RAW RECORDS:
** BEGIN **

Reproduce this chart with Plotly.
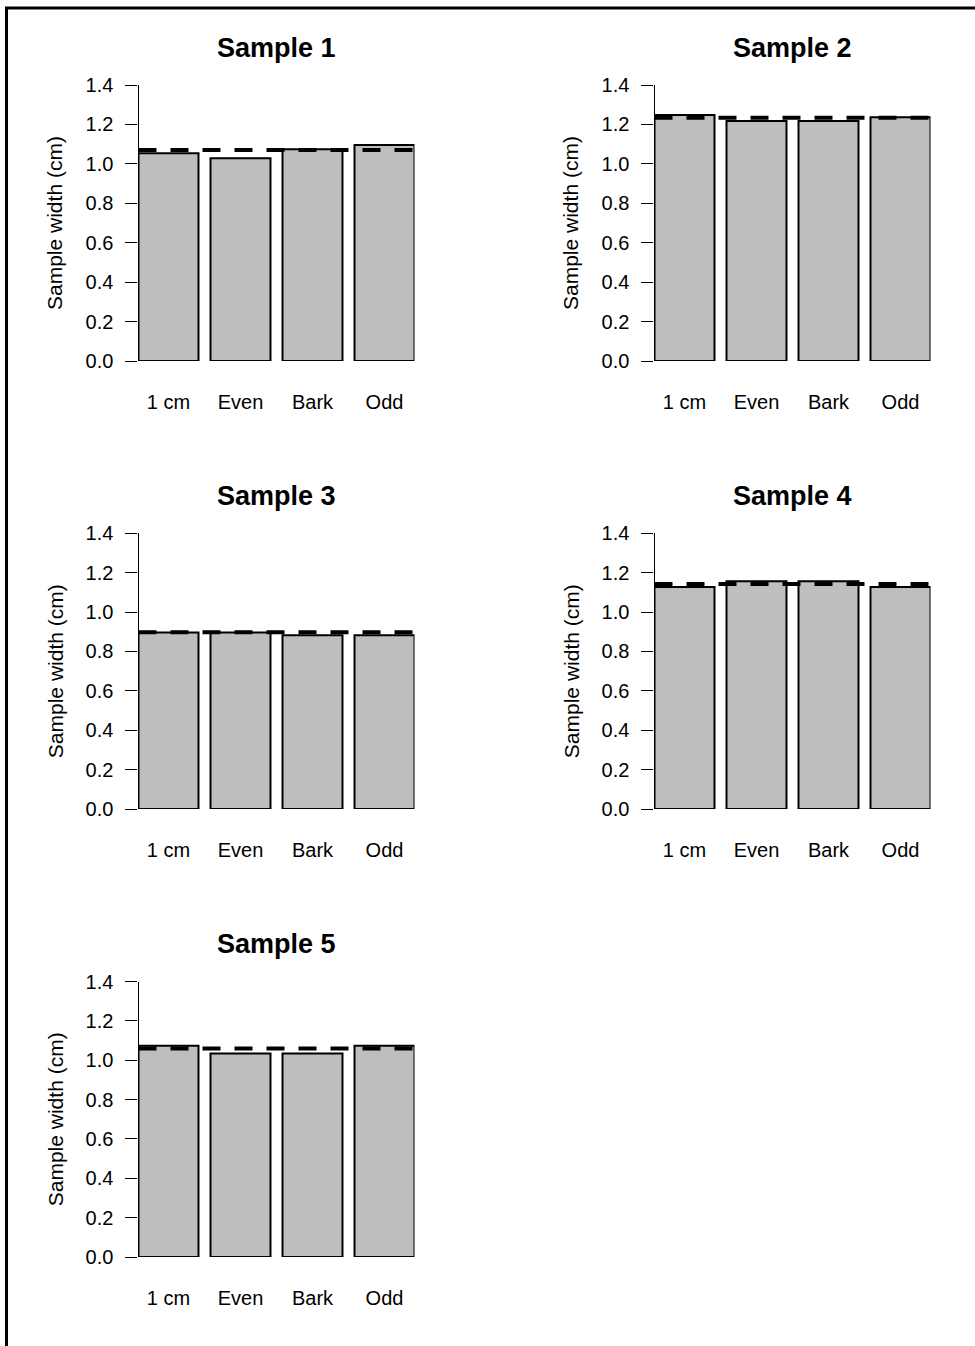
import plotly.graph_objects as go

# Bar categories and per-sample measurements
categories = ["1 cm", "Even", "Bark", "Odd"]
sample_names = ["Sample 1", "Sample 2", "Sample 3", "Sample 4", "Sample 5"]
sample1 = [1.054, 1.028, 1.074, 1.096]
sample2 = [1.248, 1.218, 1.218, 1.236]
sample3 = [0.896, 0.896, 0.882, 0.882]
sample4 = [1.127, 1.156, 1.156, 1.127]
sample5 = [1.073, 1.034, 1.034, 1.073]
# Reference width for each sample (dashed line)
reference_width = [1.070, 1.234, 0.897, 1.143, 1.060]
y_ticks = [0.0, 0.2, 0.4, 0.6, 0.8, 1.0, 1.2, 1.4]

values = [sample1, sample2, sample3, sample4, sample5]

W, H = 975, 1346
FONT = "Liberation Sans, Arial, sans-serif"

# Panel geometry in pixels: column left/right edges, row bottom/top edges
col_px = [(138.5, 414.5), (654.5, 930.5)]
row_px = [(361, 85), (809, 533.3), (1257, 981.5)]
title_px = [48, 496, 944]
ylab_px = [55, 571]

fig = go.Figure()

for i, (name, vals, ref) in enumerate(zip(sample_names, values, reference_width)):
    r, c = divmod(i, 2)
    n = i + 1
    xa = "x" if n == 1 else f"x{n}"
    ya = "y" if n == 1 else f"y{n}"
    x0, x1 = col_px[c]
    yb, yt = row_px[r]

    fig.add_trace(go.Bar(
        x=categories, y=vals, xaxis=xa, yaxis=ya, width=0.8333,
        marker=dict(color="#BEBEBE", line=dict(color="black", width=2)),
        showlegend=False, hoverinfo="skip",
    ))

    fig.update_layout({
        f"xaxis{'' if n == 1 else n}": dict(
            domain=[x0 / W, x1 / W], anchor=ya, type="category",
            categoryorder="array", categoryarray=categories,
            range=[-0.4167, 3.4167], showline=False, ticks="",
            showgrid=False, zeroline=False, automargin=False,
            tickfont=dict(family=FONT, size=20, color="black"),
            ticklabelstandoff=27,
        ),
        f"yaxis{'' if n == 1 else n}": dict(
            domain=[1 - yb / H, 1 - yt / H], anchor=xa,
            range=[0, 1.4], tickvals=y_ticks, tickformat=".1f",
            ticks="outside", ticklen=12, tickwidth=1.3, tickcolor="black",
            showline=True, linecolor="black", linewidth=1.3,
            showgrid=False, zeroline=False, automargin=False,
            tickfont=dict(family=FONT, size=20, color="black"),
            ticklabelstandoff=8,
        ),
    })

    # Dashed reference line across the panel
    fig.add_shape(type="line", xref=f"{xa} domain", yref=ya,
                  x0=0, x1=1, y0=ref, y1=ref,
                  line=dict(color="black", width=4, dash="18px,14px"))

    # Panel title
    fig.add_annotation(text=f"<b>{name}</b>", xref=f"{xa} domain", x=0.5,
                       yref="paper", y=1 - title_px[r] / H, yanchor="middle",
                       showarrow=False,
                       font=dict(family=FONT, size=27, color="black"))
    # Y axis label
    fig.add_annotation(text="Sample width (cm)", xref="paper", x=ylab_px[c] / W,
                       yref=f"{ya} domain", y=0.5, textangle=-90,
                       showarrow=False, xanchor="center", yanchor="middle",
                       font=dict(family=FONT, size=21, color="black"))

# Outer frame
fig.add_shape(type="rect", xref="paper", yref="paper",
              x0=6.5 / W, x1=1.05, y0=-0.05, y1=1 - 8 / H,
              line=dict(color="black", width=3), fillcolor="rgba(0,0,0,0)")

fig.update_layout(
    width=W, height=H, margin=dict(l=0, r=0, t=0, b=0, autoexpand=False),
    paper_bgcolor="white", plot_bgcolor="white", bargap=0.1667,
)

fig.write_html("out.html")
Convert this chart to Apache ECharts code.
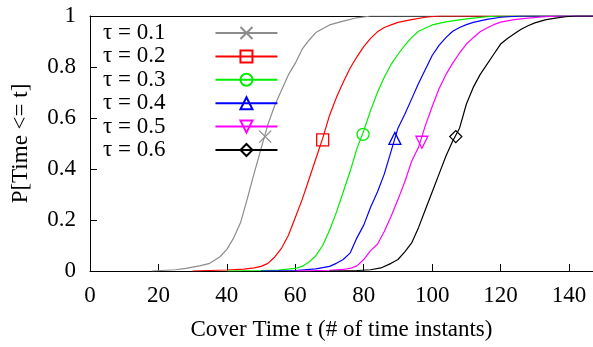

** END **

WHAT TO DO: Look over the listing. Pull out every line with the string "chart" in it.

SOLUTION FOR THIS TASK:
Reproduce this chart with Plotly.
Convert this chart to Apache ECharts code.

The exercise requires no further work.